脳の電気回路としての振る舞いを機械に再現することで意識を移植できる可能性がある

意識のアップロードにより仮想現実の中で生き続けたり現実世界に戻ることが可能になる

提案された意識のアップロード実験では脳半球に新型BMIを挿入し、意識が二分される

意識をコンピュータにアップロードする手順を紹介しよう。カギは、生体脳半球と機械半球の意識の統合と、記憶の転送だ!

 意識を宿す脳は、すこしばかり手のこんだ電気回路にすぎない。であれば、脳の電気回路としての振る舞いを機械に再現することで、そこにも意識が宿るに違いない。多くの神経科学者はそう考えている。

 問題は、ヒトの意識のコンピュータへの移植、いわゆる「意識のアップロード」である。仮にそれがかなえば、ヒトが仮想現実のなかで生き続けることも、アバターをとおして現世に舞い降りることも可能になる。どちらを選択しても、生体要素が一切排除されるため、死が強制されることもない。

 はたして意識のアップロードは原理的に可能か? その技術的目処は立っているのか? この研究を続ける渡辺正峰氏の最新刊『意識の脳科学――「デジタル不老不死」の扉を開く』から一部を抜粋して紹介する。

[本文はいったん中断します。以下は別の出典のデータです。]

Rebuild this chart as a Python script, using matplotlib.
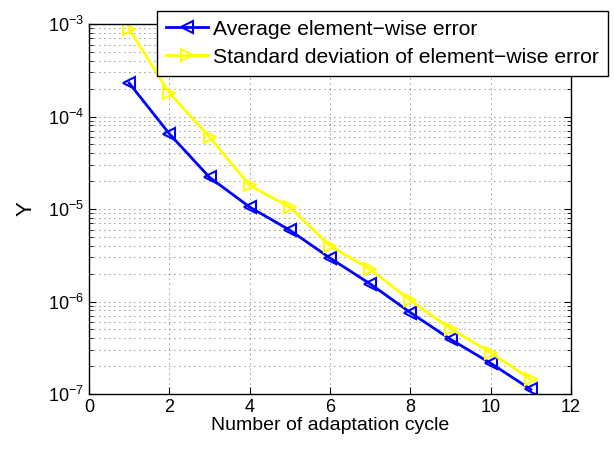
import matplotlib
matplotlib.use("Agg")
import matplotlib.pyplot as plt
from matplotlib.ticker import LogLocator, NullFormatter

plt.rcParams["font.family"] = ["Liberation Sans", "DejaVu Sans"]
plt.rcParams["mathtext.fontset"] = "custom"
plt.rcParams["mathtext.rm"] = "Liberation Sans"
plt.rcParams["mathtext.it"] = "Liberation Sans"

cycles = [1, 2, 3, 4, 5, 6, 7, 8, 9, 10, 11]
avg_err = [2.3e-4, 6.5e-5, 2.2e-5, 1.05e-5, 5.9e-6, 2.95e-6, 1.55e-6,
           7.6e-7, 3.9e-7, 2.15e-7, 1.12e-7]
std_err = [8.8e-4, 1.8e-4, 6.0e-5, 1.8e-5, 1.05e-5, 4.0e-6, 2.23e-6,
           1.03e-6, 5.1e-7, 2.8e-7, 1.44e-7]
labels = ["Average element\u2212wise error",
          "Standard deviation of element\u2212wise error"]

fig = plt.figure(figsize=(6.14, 4.49), dpi=100)
ax = fig.add_axes([0.145, 0.1225, 0.785, 0.824])

ax.semilogy(cycles, avg_err, color="blue", linewidth=2, marker="<",
            markersize=8, markerfacecolor="none", markeredgewidth=1.5,
            label=labels[0])
ax.semilogy(cycles, std_err, color="yellow", linewidth=2, marker=">",
            markersize=8, markerfacecolor="none", markeredgewidth=1.5,
            label=labels[1])

ax.set_xlim(0, 12)
ax.set_ylim(1e-7, 1e-3)
ax.set_xticks([0, 2, 4, 6, 8, 10, 12])
ax.yaxis.set_major_locator(LogLocator(base=10, numticks=10))
ax.yaxis.set_minor_locator(LogLocator(base=10, subs=range(2, 10), numticks=50))
ax.yaxis.set_minor_formatter(NullFormatter())

# MATLAB-like sparse dotted grid
grid_style = dict(linestyle=(0, (1, 5)), color="#333333", linewidth=0.6)
ax.grid(True, which="major", **grid_style)
ax.grid(True, which="minor", axis="y", **grid_style)
ax.tick_params(which="both", direction="in", top=True, right=True, labelsize=13)
ax.tick_params(which="major", length=5)
ax.tick_params(which="minor", length=3)
for s in ax.spines.values():
    s.set_linewidth(1)

ax.set_xlabel("Number of adaptation cycle", fontsize=14, labelpad=1)
ax.set_ylabel("Y", fontsize=16, labelpad=8)

leg = fig.legend(loc="upper left", bbox_to_anchor=(0.2557, 0.9755),
                 fontsize=15.2, fancybox=False, edgecolor="black",
                 framealpha=1, borderpad=0.42, handlelength=2.0,
                 labelspacing=0.42, handletextpad=0.25, borderaxespad=0)
leg.get_frame().set_linewidth(1)

fig.savefig("out.png", dpi=100)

 わたしの提案する意識のアップロードを体験してもらおう。第一段階は、生体脳半球と機械半球の意識の統合だ。

最初に、提案する新型ブレイン・マシン・インターフェース(BMI)をあなたの脳に挿入する。開頭手術を行い、小分けしたBMIを左右の脳半球を結ぶ三つの神経線維束に挟み込んでいく(図5-1)。二つの脳半球の間には細かな血管が多く通うため細心の注意が必要だ。

 とはいえ、重度のてんかん患者に対して、三つの神経線維束を切断する脳梁離断術が現在でも施されている。友人の脳外科医から、BMIを細分化することで問題なく挿入可能との太鼓判をおしてもらっているので心配はご無用だ。

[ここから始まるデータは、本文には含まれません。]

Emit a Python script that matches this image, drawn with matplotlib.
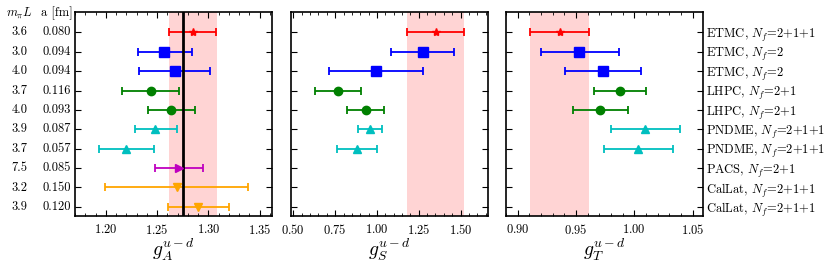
import matplotlib
matplotlib.use("Agg")
import matplotlib.pyplot as plt
import numpy as np
from matplotlib.ticker import MultipleLocator

plt.rcParams['font.family'] = 'cmr10'
plt.rcParams['mathtext.fontset'] = 'cm'
plt.rcParams['axes.formatter.use_mathtext'] = True
plt.rcParams['axes.unicode_minus'] = False

# rows (top to bottom)
collab = ['ETMC, $N_f$=2+1+1', 'ETMC, $N_f$=2', 'ETMC, $N_f$=2',
          'LHPC, $N_f$=2+1', 'LHPC, $N_f$=2+1',
          'PNDME, $N_f$=2+1+1', 'PNDME, $N_f$=2+1+1',
          'PACS, $N_f$=2+1', 'CalLat, $N_f$=2+1+1', 'CalLat, $N_f$=2+1+1']
mpiL = ['3.6', '3.0', '4.0', '3.7', '4.0', '3.9', '3.7', '7.5', '3.2', '3.9']
a_fm = ['0.080', '0.094', '0.094', '0.116', '0.093', '0.087', '0.057', '0.085', '0.150', '0.120']
colors = ['r', 'b', 'b', 'g', 'g', 'c', 'c', 'm', 'orange', 'orange']
markers = ['*', 's', 's', 'o', 'o', '^', '^', '>', 'v', 'v']

# g_A
gA = [1.285, 1.257, 1.267, 1.244, 1.264, 1.248, 1.220, 1.271, 1.269, 1.290]
gA_lo = [1.262, 1.231, 1.232, 1.216, 1.241, 1.228, 1.193, 1.248, 1.199, 1.261]
gA_hi = [1.307, 1.284, 1.302, 1.271, 1.287, 1.269, 1.247, 1.295, 1.339, 1.320]
# g_S (no PACS / CalLat)
gS = [1.352, 1.276, 0.996, 0.766, 0.932, 0.956, 0.882]
gS_lo = [1.182, 1.082, 0.716, 0.628, 0.820, 0.884, 0.762]
gS_hi = [1.522, 1.462, 1.276, 0.902, 1.044, 1.028, 1.002]
# g_T
gT = [0.936, 0.953, 0.973, 0.988, 0.971, 1.0095, 1.003]
gT_lo = [0.911, 0.920, 0.941, 0.9655, 0.9475, 0.980, 0.974]
gT_hi = [0.961, 0.987, 1.0055, 1.010, 0.995, 1.039, 1.033]

gA_exp = 1.2754
bands = [(1.262, 1.308), (1.182, 1.522), (0.911, 0.961)]

fig = plt.figure(figsize=(8.3, 2.63), dpi=100)
W, H = 830., 263.
lefts = [75, 291, 506]
axs = [fig.add_axes([l / W, 47 / H, 197 / W, 204 / H]) for l in lefts]

data = [(gA, gA_lo, gA_hi), (gS, gS_lo, gS_hi), (gT, gT_lo, gT_hi)]
xlims = [(1.17, 1.362), (0.486, 1.664), (0.89, 1.059)]
majors = [0.05, 0.25, 0.05]
minors = [0.01, 0.05, 0.01]
xlabels = [r'$g_A^{u-d}$', r'$g_S^{u-d}$', r'$g_T^{u-d}$']

y = np.arange(len(collab))
for k, ax in enumerate(axs):
    val, lo, hi = data[k]
    ax.axvspan(bands[k][0], bands[k][1], color='r', alpha=0.17, lw=0, zorder=0)
    for i in range(len(val)):
        ms = 7 if markers[i] == 's' else 6
        ax.errorbar(val[i], y[i], xerr=[[val[i] - lo[i]], [hi[i] - val[i]]],
                    fmt=markers[i], color=colors[i], ms=ms, capsize=3,
                    elinewidth=1.3, capthick=1.3)
    if k == 0:
        ax.axvline(gA_exp, color='k', lw=2)
    ax.set_xlim(xlims[k])
    ax.set_ylim(9.47, -1.05)
    ax.xaxis.set_major_locator(MultipleLocator(majors[k]))
    ax.xaxis.set_minor_locator(MultipleLocator(minors[k]))
    ax.set_yticks(y)
    ax.tick_params(which='both', direction='in', top=True, right=True,
                   labelsize=9)
    ax.tick_params(axis='y', length=4)
    ax.tick_params(axis='x', which='major', length=4, pad=5)
    ax.tick_params(axis='x', which='minor', length=2)
    ax.set_xlabel(xlabels[k], fontsize=14, labelpad=0)
    for s in ax.spines.values():
        s.set_linewidth(1.2)
    if k == 2:
        ax.set_yticklabels(collab)
        ax.tick_params(axis='y', labelleft=False, labelright=True, pad=2)
    else:
        ax.set_yticklabels([])

# left table of m_pi L and a
ax = axs[0]
tr = ax.get_yaxis_transform()
x1 = (19.5 - 75) / 197.
x2 = (57 - 75) / 197.
for i in range(len(mpiL)):
    ax.text(x1, y[i], mpiL[i], transform=tr, ha='center', va='center', fontsize=9)
    ax.text(x2, y[i], a_fm[i], transform=tr, ha='center', va='center', fontsize=9)
ax.text(x1, -1.0, r'$m_\pi L$', transform=tr, ha='center', va='center', fontsize=9)
ax.text(x2, -1.0, 'a [fm]', transform=tr, ha='center', va='center', fontsize=9)

fig.savefig('out.png', dpi=100)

 ただ、ここで一つ残念なお知らせがある。BMIが挿入された時点で、あなたの意識は二つに分断される。脳梁離断術が施された後の、いわゆる、分離脳の状態だ。

 仮に、あなたが、あなたの左脳に宿る意識だったとしよう(右脳のあなたは言語野をもたないため言葉を解さない……)。あなたは世界の右側しか見えず、身体の右側しか感じられない。なにかと不便はあるだろうが、なにも死ぬわけではない。不老不死に向けて避けて通ることのできない通過点だとあきらめ、しばし我慢してほしい。